Vers la fin des années 1960, alors que la littérature romanesque souffrait d’une certaine langueur, les romans et nouvelles de la Britannique Angela Carter apportèrent un vent de renouveau. On situa son œuvre, depuis
The Magic Toyshop (1967) jusqu’à
Wise Children (1991), dans le courant nommé «réalisme magique», qu’illustrèrent Günter Grass, Gabriel García Marquez et, plus tard, Salman Rushdie, et qui combine une fantaisie exubérante avec la précision extrême des descriptions, le réalisme pointilleux de l’écriture avec le fantastique de l’inspiration.

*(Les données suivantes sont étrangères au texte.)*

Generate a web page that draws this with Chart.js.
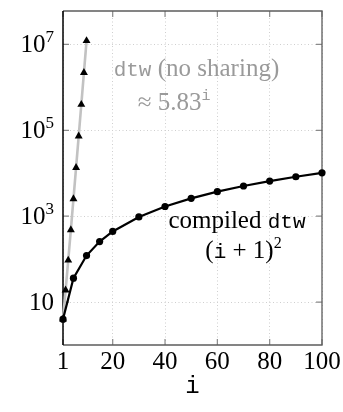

Des nuits au cirque (1984), à la fois roman picaresque et épopée comique située au XIX
e siècle, est un exemple parfait du genre, avec son héroïne Fevvers, une géante aux ailes d’oiseau, trapéziste dans un cirque, qui, avant de l’accueillir dans ses bras, entraîne le sceptique Jack Walser loin de Londres et de son univers, dans les déserts glacés de Sibérie où il sera initié aux rites chamaniques, et donc transformé. Mais la veine inventive de Carter, son goût du bizarre et du merveilleux se remarquent déjà dans
The Magic Toyshop , un récit d’initiation qui participe du conte et de la
nursery rhyme , et met en scène un ogre terrifiant avec son peuple de marionnettes, ou dans
La Passion de l’Ève nouvelle (1977), un roman de science-fiction, une utopie aussi puisqu’un monde nouveau y est décrit, où sont exposées, à travers le décor de la ville, gigantesque métaphore de la mort et de la dissolution, les tentations de la violence, de la peur et de la démence, et opposées, encore une fois, les figures symétriques de l’homme tyrannique et de la femme soumise. Féministe, Angela Carter publia en 1979 un essai,
La Femme sadienne, où elle dénonçait les mythes dont les femmes, «créatures mutilées dont la vocation est de saigner», sont, d’après elle, prisonnières, et proposait une nouvelle vision de Sade, penseur éclairé qui «mit la pornographie au service des femmes». Son livre le plus beau, peut-être,
La Compagnie des loups (
The Bloody Chamber , 1979) mettait en scène les fantasmes de cruauté dans la relation amoureuse, qu’analysait l’essai. Ces contes de fées revus et corrigés, depuis
Barbe-Bleue jusqu’au
Petit Chaperon rouge , subvertissaient la morale habituelle de façon subtile et donnaient droit de cité, comme on l’a dit, à une perversité aux formes multiples, au sadisme, à la difformité physique, à toutes les monstruosités.
Ainsi Angela Carter utilisait-elle les formes les plus anciennes et les genres les plus divers, unissant dans ses romans des images venues du romantisme noir ou du roman gothique aux schémas de la science-fiction et de l’utopie, pour élaborer le projet d’un autre monde et la conception d’une femme nouvelle. On attribua le comique robuste et l’humour à la fois caustique et cynique de son dernier livre, Wise Children , à ses racines anglaises et, plus précisément, à son appartenance londonienne. Son audace, son imagination, son irrévérence envers toutes les formes de pouvoir établi sont les traits que l’on a souligné après sa mort prématurée, en regrettant cette voix qui non seulement exprima le travail souterrain d’une époque, mais contribua, au dire de beaucoup, à «donner une nouvelle identité à l’Angleterre postimpériale, hypocrite et fossilisée».